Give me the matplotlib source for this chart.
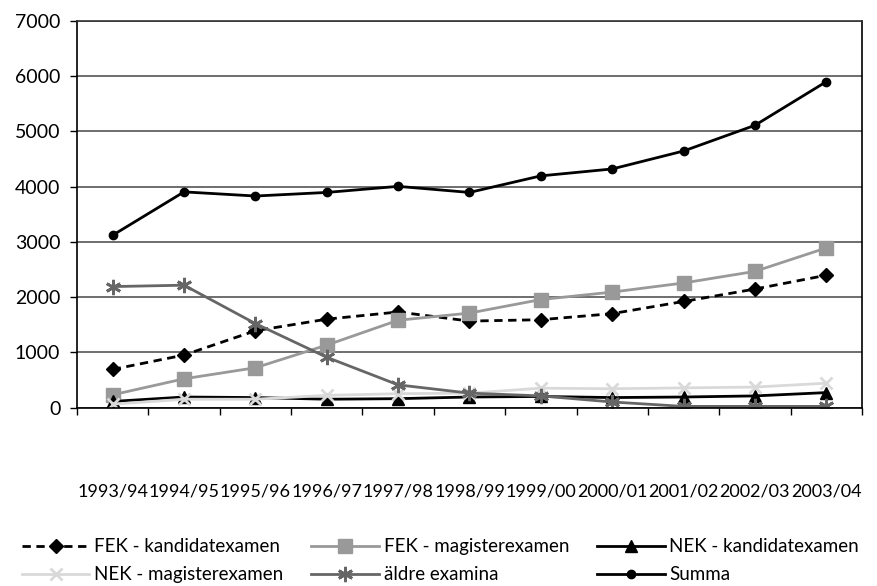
import numpy as np
import matplotlib
matplotlib.use("Agg")
import matplotlib.pyplot as plt
from matplotlib.ticker import FixedLocator

plt.rcParams['font.family'] = ['Lato', 'DejaVu Sans']

years = ["1993/94", "1994/95", "1995/96", "1996/97", "1997/98", "1998/99",
         "1999/00", "2000/01", "2001/02", "2002/03", "2003/04"]

fek_kandidat = [690, 950, 1390, 1600, 1730, 1565, 1590, 1700, 1920, 2145, 2395]
fek_magister = [230, 520, 720, 1130, 1580, 1710, 1955, 2090, 2255, 2465, 2890]
nek_kandidat = [110, 190, 180, 150, 160, 190, 200, 180, 190, 210, 270]
nek_magister = [60, 150, 150, 220, 250, 260, 350, 340, 355, 370, 440]
aldre_examina = [2190, 2215, 1520, 910, 410, 260, 210, 100, 20, 20, 20]
summa = [3120, 3905, 3830, 3895, 4005, 3895, 4195, 4320, 4645, 5110, 5900]

fig = plt.figure(figsize=(8.78, 5.86), dpi=100)
ax = fig.add_axes([0.0877, 0.3046, 0.894, 0.6596])

x = np.arange(len(years))

ax.plot(x, fek_kandidat, color='black', linestyle=(0, (3, 2)), linewidth=2,
        marker='D', markersize=7, label='FEK - kandidatexamen')
ax.plot(x, fek_magister, color='#999999', linewidth=2,
        marker='s', markersize=10, label='FEK - magisterexamen')
ax.plot(x, nek_kandidat, color='black', linewidth=2,
        marker='^', markersize=9, label='NEK - kandidatexamen')
ax.plot(x, nek_magister, color='#d9d9d9', linewidth=2,
        marker='x', markersize=9, markeredgewidth=2, label='NEK - magisterexamen')
ax.plot(x, aldre_examina, color='#666666', linewidth=2,
        marker=(6, 2, 0), markersize=11, markeredgewidth=2, label='äldre examina')
ax.plot(x, summa, color='black', linewidth=2,
        marker='o', markersize=6, label='Summa')

ax.set_xlim(-0.5, len(years) - 0.5)
ax.set_ylim(0, 7000)
ax.set_yticks(np.arange(0, 7001, 1000))
ax.set_xticks(x)
ax.set_xticklabels(years)
ax.xaxis.set_minor_locator(FixedLocator(np.arange(-0.5, len(years), 1)))
ax.tick_params(axis='x', which='major', length=0, pad=55, labelsize=13)
ax.tick_params(axis='x', which='minor', length=5, width=1, direction='out')
ax.tick_params(axis='y', length=5, width=1, direction='out', labelsize=14, pad=7)

ax.grid(axis='y', color='#555555', linewidth=1.2)
ax.set_axisbelow(True)
for side in ['left', 'bottom', 'right']:
    ax.spines[side].set_color('black')
    ax.spines[side].set_linewidth(1.2)
ax.spines['top'].set_color('#333333')
ax.spines['top'].set_linewidth(1.2)

# row-wise legend order: matplotlib fills columns first
handles, labels = ax.get_legend_handles_labels()
order = [0, 3, 1, 4, 2, 5]
fig.legend([handles[i] for i in order], [labels[i] for i in order],
           loc='lower left', bbox_to_anchor=(0.01, -0.018), ncol=3,
           frameon=False, fontsize=13.5, handlelength=3.6, borderpad=0.2,
           columnspacing=1.5, handletextpad=0.25, labelspacing=0.6)

fig.savefig('out.png', dpi=100)
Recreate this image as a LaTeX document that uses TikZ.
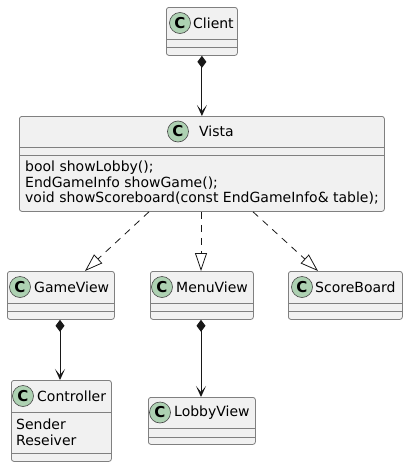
\documentclass[tikz,border=0pt]{standalone}
\usepackage{fontspec}
\setmainfont{DejaVu Sans}
\usetikzlibrary{arrows.meta,calc}
\definecolor{boxfill}{HTML}{F1F1F1}
\definecolor{bord}{HTML}{181818}
\definecolor{boxline}{HTML}{808080}
\definecolor{iconfill}{HTML}{ADD1B2}
\tikzset{
  cbox/.style={draw=boxline, fill=boxfill, line width=0.8pt, rounded corners=2.5pt, inner sep=0pt, anchor=north west},
  icon/.style={circle, draw=bord!80!white, fill=iconfill, line width=0.6pt, minimum size=21pt, inner sep=0pt,
    font=\fontsize{15}{15}\selectfont\bfseries},
  hdr/.style={inner sep=0pt, anchor=west, font=\fontsize{14}{14}\selectfont},
  mem/.style={inner sep=0pt, anchor=west, font=\fontsize{14}{14}\selectfont},
  sepl/.style={draw=boxline, line width=0.8pt},
  comp/.style={draw=bord, line width=1pt, {Diamond[length=12pt,width=9pt]}-{Stealth[length=11pt,width=10pt,inset=6pt]}},
  impl/.style={draw=bord, line width=0.8pt, dash pattern=on 7pt off 6pt, -{Triangle[open,length=18pt,width=12pt,fill=white]}}
}
% name, x1, y1, x2, y2, header bottom, icon x, text x, label
\newcommand\umlcls[9]{%
  \node[cbox, minimum width={(#4-#2)*1pt}, minimum height={(#5-#3)*1pt}] (#1) at (#2,#3) {};
  \node[icon] (#1-i) at (#7,{(#3+#6)/2}) {C};
  \node[hdr] (#1-t) at (#8,{(#3+#6)/2}) {#9};
  \draw[sepl] (#2,#6) -- (#4,#6);
}
\begin{document}
\begin{tikzpicture}[x=1pt,y=-1pt]
\useasboundingbox (0,0) rectangle (407,466);
% classes
\umlcls{client}{166}{7}{237}{55}{39}{180}{193}{Client}
\draw[sepl] (166,47) -- (237,47);
\umlcls{vista}{19}{116}{384}{211}{147}{178}{199}{Vista}
\draw[sepl] (19,155) -- (384,155);
\node[mem] (m1) at (25,168) {bool showLobby();};
\node[mem] (m2) at (25,183) {EndGameInfo showGame();};
\node[mem] (m3) at (25,198) {void showScoreboard(const EndGameInfo\& table);};
\umlcls{gameview}{7}{271}{114}{319}{303}{20}{34}{GameView}
\draw[sepl] (7,311) -- (114,311);
\umlcls{menuview}{150}{271}{253}{319}{303}{162}{176}{MenuView}
\draw[sepl] (150,311) -- (253,311);
\umlcls{scoreboard}{288}{271}{402}{319}{303}{302}{315}{ScoreBoard}
\draw[sepl] (288,311) -- (402,311);
\umlcls{controller}{11}{380}{111}{461}{412}{23}{37}{Controller}
\node[mem] (c1) at (16,424) {Sender};
\node[mem] (c2) at (16,440) {Reseiver};
\draw[sepl] (11,453) -- (111,453);
\umlcls{lobbyview}{148}{397}{255}{444}{428}{160}{174}{LobbyView}
\draw[sepl] (148,437) -- (255,437);
% composition
\draw[comp] (client.south) -- (client.south |- vista.north);
\draw[comp] ($(gameview.south west)+(53,0)$) coordinate (g0) -- (g0 |- controller.north);
\draw[comp] ($(menuview.south west)+(51,0)$) coordinate (mv0) -- (mv0 |- lobbyview.north);
% realization
\coordinate (v1) at ($(vista.south west)+(130,0)$);
\coordinate (v2) at ($(vista.south west)+(182,0)$);
\coordinate (v3) at ($(vista.south west)+(234,0)$);
\draw[impl] (v1) -- ($(gameview.north west)+(78,0)$);
\draw[impl] (v2) -- (v2 |- menuview.north);
\draw[impl] (v3) -- ($(scoreboard.north west)+(30,0)$);
\end{tikzpicture}
\end{document}
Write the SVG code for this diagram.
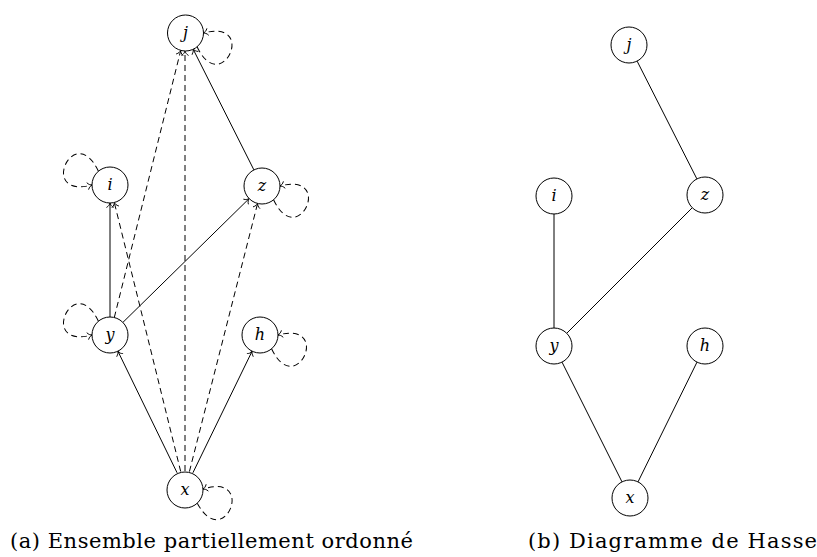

┄┄┄┄┄┄┄┄┄┄

* [Stated problem]: Please quote exactly the run of lines that starts the entries and ends at the line containing "marker='o', markersize=6, label='Summa')", leaving out every picture.

* [Completed exercise]:
Give me the matplotlib source for this chart.
import numpy as np
import matplotlib
matplotlib.use("Agg")
import matplotlib.pyplot as plt
from matplotlib.ticker import FixedLocator

plt.rcParams['font.family'] = ['Lato', 'DejaVu Sans']

years = ["1993/94", "1994/95", "1995/96", "1996/97", "1997/98", "1998/99",
         "1999/00", "2000/01", "2001/02", "2002/03", "2003/04"]

fek_kandidat = [690, 950, 1390, 1600, 1730, 1565, 1590, 1700, 1920, 2145, 2395]
fek_magister = [230, 520, 720, 1130, 1580, 1710, 1955, 2090, 2255, 2465, 2890]
nek_kandidat = [110, 190, 180, 150, 160, 190, 200, 180, 190, 210, 270]
nek_magister = [60, 150, 150, 220, 250, 260, 350, 340, 355, 370, 440]
aldre_examina = [2190, 2215, 1520, 910, 410, 260, 210, 100, 20, 20, 20]
summa = [3120, 3905, 3830, 3895, 4005, 3895, 4195, 4320, 4645, 5110, 5900]

fig = plt.figure(figsize=(8.78, 5.86), dpi=100)
ax = fig.add_axes([0.0877, 0.3046, 0.894, 0.6596])

x = np.arange(len(years))

ax.plot(x, fek_kandidat, color='black', linestyle=(0, (3, 2)), linewidth=2,
        marker='D', markersize=7, label='FEK - kandidatexamen')
ax.plot(x, fek_magister, color='#999999', linewidth=2,
        marker='s', markersize=10, label='FEK - magisterexamen')
ax.plot(x, nek_kandidat, color='black', linewidth=2,
        marker='^', markersize=9, label='NEK - kandidatexamen')
ax.plot(x, nek_magister, color='#d9d9d9', linewidth=2,
        marker='x', markersize=9, markeredgewidth=2, label='NEK - magisterexamen')
ax.plot(x, aldre_examina, color='#666666', linewidth=2,
        marker=(6, 2, 0), markersize=11, markeredgewidth=2, label='äldre examina')
ax.plot(x, summa, color='black', linewidth=2,
        marker='o', markersize=6, label='Summa')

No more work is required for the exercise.